Here’s my second attempt:
I will respect everyone’s right to hold their own opinions. The biggest problem I have here is that one group attempted to force their opinion upon others. That’s where they crossed the line.
- Change through force isn’t change, it’s coercion. It either leads to abuse of others, or it leads to incidents like the one in this article, where violence erupts.
- The best we can offer others is respectful, thoughtful dialogue. We need to do our own thinking, and we need to allow others that same privilege.
- Surprisingly (to many people), the most good comes when we try to understand the perspectives of others and seek to find common ground.
I actually kind of hinted at the solution to this sort of situation: looking at all of the evidence. This is a case where one person “cherry picked” a quote and used it out of context — probably of the conversation and definitely out of the track record of years of public service.
Research exists that suggests that human brains will only collect evidence that supports our pre-conceived notions unless we actively work against it. Two of the best cures is to adopt a wait-and-see attitude and to investigate further.
Again, I actually used about 1/2 a sentence to offer a solution. Again, I support the efforts of “We, the People” to cure problems. Protests don’t directly create change.
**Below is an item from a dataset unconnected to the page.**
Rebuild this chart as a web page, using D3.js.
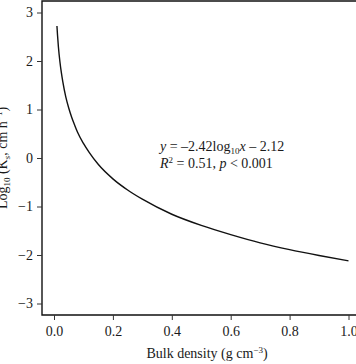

Rolling up our sleeves and getting directly involved in creating a solution does.
I agree that there are times when we need to speak up. But, as I wrote earlier in this post, speaking up needs to be done respectfully, thoughtfully, and with good, solid evidence to back it up.
At this point, I’ve already written what I think would be the best course of action: listening to opposing opinions respectfully, even if they don’t fit with current popular ideas or even our own worldview. Listen to understand the true concerns of the other person. Listen to see where we have common ground. Listen to see if there is already a solution that the other person doesn’t already know about.
We need to stop fearing and being offended by people who think differently from ourselves. Looking at things from all sides is how we begin to see life in its true light.